We catch up with the Lebanese film maker about her new film, Where Do We Go Now? about a community divided by religion trying to find common ground and stay together. . . with humour.
The film deals with a lot of controversial issues.
I knew this would be a bit delicate or sometimes even dangerous to talk about these subjects. But I think it was very natural for me, because cinema or film making is a way of expressing myself. In the film it’s true I’m talking about religion, about Christians and Muslims, but this film could have happened, these stories, these problems or these conflicts could have happened between two neighbors or two football teams or two families. There’s a French saying that says who doesn’t risk has nothing. They might be offended during the whole thing but at the end everybody is more tolerant. And that’s what I wanted to do.
Still, we laughed. It’s funny!
I think humour is a good way of healing. I think when you get to laugh about your flaws or laugh about the things that you see that are not working, I think it creates a distance. And it’s a way of also being a little bit ironic towards what’s happening. Sometimes the situation is so absurd you can’t help but laugh about what’s happening.
The whole film is centered around a group of women trying to keep their community together. Why tell the women’s side?
Simply because I am a women, and I am aware of my responsibilities as a women in this world we live in.
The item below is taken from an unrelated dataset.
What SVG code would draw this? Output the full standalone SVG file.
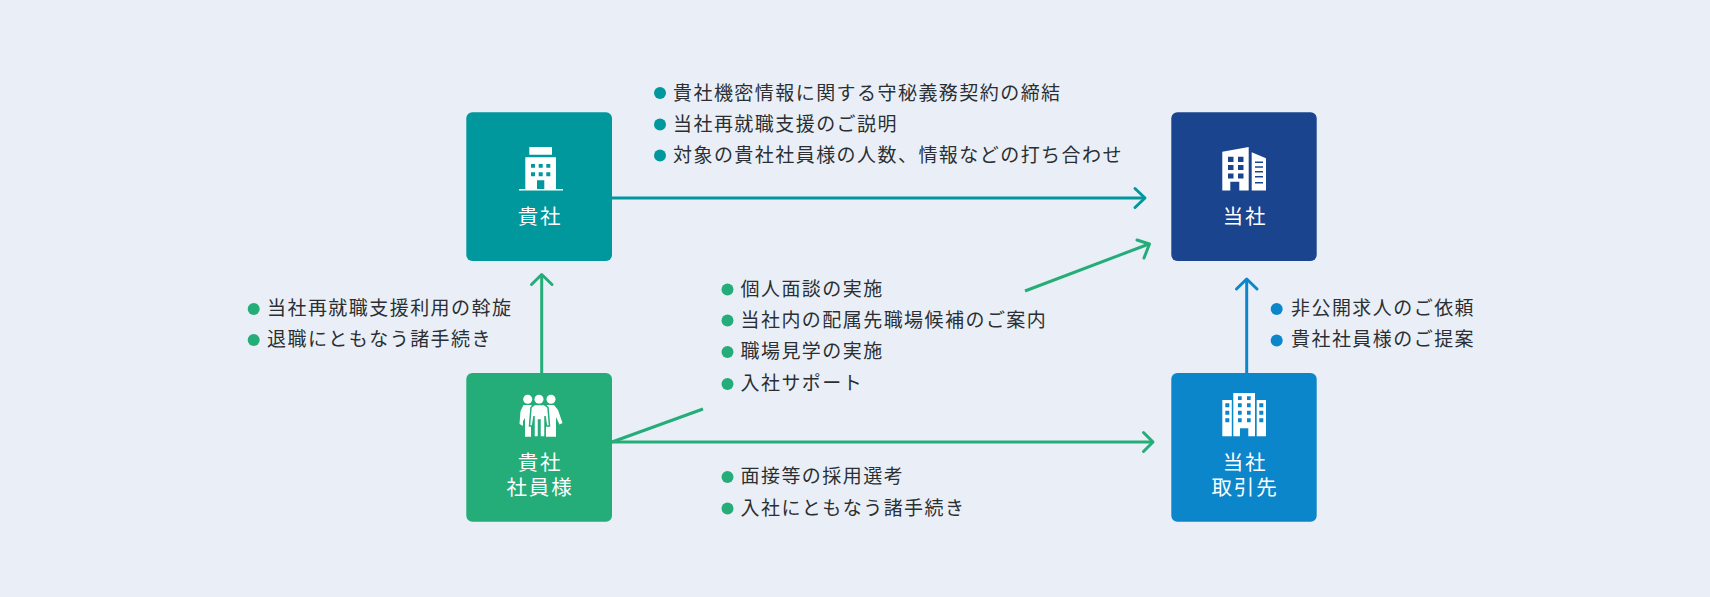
<svg xmlns="http://www.w3.org/2000/svg" width="1710" height="597" viewBox="0 0 1710 597">
<style>
text{font-family:"Noto Sans CJK JP","Noto Sans",sans-serif}
.l{font-size:19px;letter-spacing:1.45px;fill:#2b2f33}
.n{font-size:20.500px;letter-spacing:1.8px;fill:#fff;text-anchor:middle}
.c{fill:none;stroke-width:3;stroke-linecap:butt}
.h{fill:none;stroke-width:3;stroke-linecap:round;stroke-linejoin:round}
.w{fill:#fff}
</style>
<rect width="1710" height="597" fill="#eaeff7"/>
<g id="connectors">
<path class="c" stroke="#00979d" d="M612 198H1144"/><path class="h" stroke="#00979d" d="M1135 188.500L1145 198L1135 207.500"/>
<path class="c" stroke="#24ad78" d="M541.700 373V275"/><path class="h" stroke="#24ad78" d="M531.500 284.500L541.700 274.500L552 284.500"/>
<path class="c" stroke="#24ad78" d="M612 442L703 409"/>
<path class="c" stroke="#24ad78" d="M1025 291L1149 244"/><path class="h" stroke="#24ad78" d="M1137 240L1149.500 244L1144 258"/>
<path class="c" stroke="#24ad78" d="M612 442H1153"/><path class="h" stroke="#24ad78" d="M1143.500 432.500L1153 442L1143.500 451.500"/>
<path class="c" stroke="#0c86cb" d="M1246.700 373V280"/><path class="h" stroke="#0c86cb" d="M1236.500 289L1246.700 279L1257 289"/>
</g>
<g id="kisha">
<rect x="466.300" y="112.300" width="145.700" height="148.700" rx="6" fill="#00979d"/>
<path class="w" d="M529.300 147h22.700v7.700h-22.700zM525.300 157.300h30.700v31.700h-30.700zM519 189h44v1.500h-44z"/>
<path fill="#00979d" d="M531 164h4v3.700h-4zM538.700 164h4v3.700h-4zM546.300 164h4v3.700h-4zM531 172.300h4v4h-4zM538.700 172.300h4v4h-4zM546.300 172.300h4v4h-4zM537 180.300h7.300v8.700h-7.300z"/>
<text class="n" x="540" y="224">貴社</text>
</g>
<g id="tosha">
<rect x="1171.300" y="112.300" width="145.400" height="148.700" rx="6" fill="#1a448e"/>
<path class="w" d="M1222.300 151.700L1248.700 147V190.500H1239.300V181.700H1230.300V190.500H1222.300ZM1251.700 152.300L1266 158.300V190.500H1251.700Z"/>
<path fill="#1a448e" d="M1228 156.700h5.500v5.300h-5.500zM1238 156.700h5.500v5.300h-5.500zM1228 165h5.500v5h-5.500zM1238 165h5.500v5h-5.500zM1228 173.500h5.500v5h-5.500zM1238 173.500h5.500v5h-5.500zM1255 161.500h8v1.500h-8zM1255 166.300h8v1.500h-8zM1255 171h8v1.500h-8zM1255 176h8v1.500h-8zM1255 182h8v1.500h-8z"/>
<text class="n" x="1245" y="224">当社</text>
</g>
<g id="shainsama">
<rect x="466.300" y="373" width="145.700" height="148.700" rx="6" fill="#24ad78"/>
<g class="w"><circle cx="527.700" cy="399.300" r="4.500"/><circle cx="539" cy="399.300" r="4.500"/><circle cx="551" cy="399.300" r="4.500"/></g>
<path class="w" d="M523.500 405H531L534 408L531 420V436.700H525V418L523 421V426L519.500 424L520.500 411Z"/>
<path class="w" d="M546.500 405H554L558 410L562.500 423L559.500 424.500L556 417V436.700H546V419Z"/>
<path class="w" stroke="#24ad78" stroke-width="1.500" d="M534.500 404.500H544L548 407.500L549.500 426H546.500L545 416V437H540V420H538.500V437H534V416L532.500 426H529.500L531 407.500Z"/>
<text class="n" x="540" y="470">貴社<tspan x="540" dy="25">社員様</tspan></text>
</g>
<g id="torihikisaki">
<rect x="1171.300" y="373" width="145.400" height="148.700" rx="6" fill="#0c86cb"/>
<path class="w" d="M1222.300 400h9.500v36.300h-9.500zM1233.300 393h21.700v43.300h-6.700v-8h-8.300v8h-6.700zM1256.700 400h9.300v36.300h-9.300z"/>
<path fill="#0c86cb" d="M1225.300 403.300h4v4h-4zM1225.300 410.700h4v4h-4zM1225.300 418.300h4v4h-4zM1259.300 403.300h4v4h-4zM1259.300 410.700h4v4h-4zM1259.300 418.300h4v4h-4zM1238 396.300h3.700v3.700h-3.700zM1247 396.300h3.700v3.700h-3.700zM1238 403.300h3.700v4h-3.700zM1247 403.300h3.700v4h-3.700zM1238 410.700h3.700v4h-3.700zM1247 410.700h3.700v4h-3.700zM1238 418.300h3.700v4h-3.700zM1247 418.300h3.700v4h-3.700z"/>
<text class="n" x="1245" y="470">当社<tspan x="1245" dy="25">取引先</tspan></text>
</g>
<g id="labels-top">
<g fill="#00979d"><circle cx="660" cy="93" r="6"/><circle cx="660" cy="124.500" r="6"/><circle cx="660" cy="155.500" r="6"/></g>
<text class="l" x="673" y="99.500">貴社機密情報に関する守秘義務契約の締結</text>
<text class="l" x="673" y="130.500">当社再就職支援のご説明</text>
<text class="l" x="673" y="161.500">対象の貴社社員様の人数、情報などの打ち合わせ</text>
</g>
<g id="labels-left">
<g fill="#24ad78"><circle cx="253.700" cy="309" r="6"/><circle cx="253.700" cy="340" r="6"/></g>
<text class="l" x="267" y="314.500">当社再就職支援利用の斡旋</text>
<text class="l" x="267" y="346">退職にともなう諸手続き</text>
</g>
<g id="labels-mid">
<g fill="#24ad78"><circle cx="727.500" cy="289.500" r="6"/><circle cx="727.500" cy="320.500" r="6"/><circle cx="727.500" cy="352" r="6"/><circle cx="727.500" cy="384" r="6"/><circle cx="727.500" cy="477" r="6"/><circle cx="727.500" cy="508.500" r="6"/></g>
<text class="l" x="740.500" y="295.500">個人面談の実施</text>
<text class="l" x="740.500" y="326.500">当社内の配属先職場候補のご案内</text>
<text class="l" x="740.500" y="358">職場見学の実施</text>
<text class="l" x="740.500" y="389.500">入社サポート</text>
<text class="l" x="740.500" y="483">面接等の採用選考</text>
<text class="l" x="740.500" y="514.500">入社にともなう諸手続き</text>
</g>
<g id="labels-right">
<g fill="#0c86cb"><circle cx="1276.700" cy="309" r="6"/><circle cx="1276.700" cy="340.500" r="6"/></g>
<text class="l" x="1291" y="314.500">非公開求人のご依頼</text>
<text class="l" x="1291" y="346">貴社社員様のご提案</text>
</g>
</svg>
I don’t think it’s only because of men that the world is not going that great. I think we have a responsibility in everything that is happening in the world and we need to be aware of that. I’m talking about my responsibility as a mother as well—that’s why I decided to talk about mothers in the film as well.
You used a lot of non-professional actors this time around. Why?
I like to give you the impression as a viewer that you’re watching people that look like you. That are like you, that might be your next door neighbor or might be your cousin or uncle or grandmother or mother or whatever. And I tried to as much as I can to flirt with reality. So it’s when you’re watching that film you wonder sometimes is this an actor or is this a stolen moment, is this true, is this really happening? I like to experiment with reality, and it’s a good way to do it with non-professional actors. Of course it’s not easy, but sometimes there are some very very special and spontaneous moments that are so precious that you forget all the trouble.
You were in it yourself! What was that like, writing, directing, and starring?
It’s fun. But it’s not easy, it’s really really hard. You have to wear different hats during the shoot. It mainly allows me to be very close to my actors, it creates a very warm and strong bond between us, because I’m there with them. I’m an actress as they are, not the director who is looking at them from behind the camera. And because I’m there I can do things that are unexpected very quickly and react very instinctively to what is happening, sometimes take the scene different directions. Of course, it’s not easy for the technical crew, sometimes they have a hard time following what is happening, but it works for me.
Right, so when people leave the theatre, is there a message you want them to take away?
It’s not really a message, it’s just my way of maybe exploring an alternative thinking. Whatever happens in the film at the end is not the solution of course. Who am I to have the absolute solution or resolution for everything? But I just want to explore a different way of thinking. I’m always thinking about why are things happening this way, why couldn’t they happen a different way. It’s just that. It’s not really a message or a solution, it’s just an invitation maybe to explore something.
Where Do We Go Now? opens in theatres this month.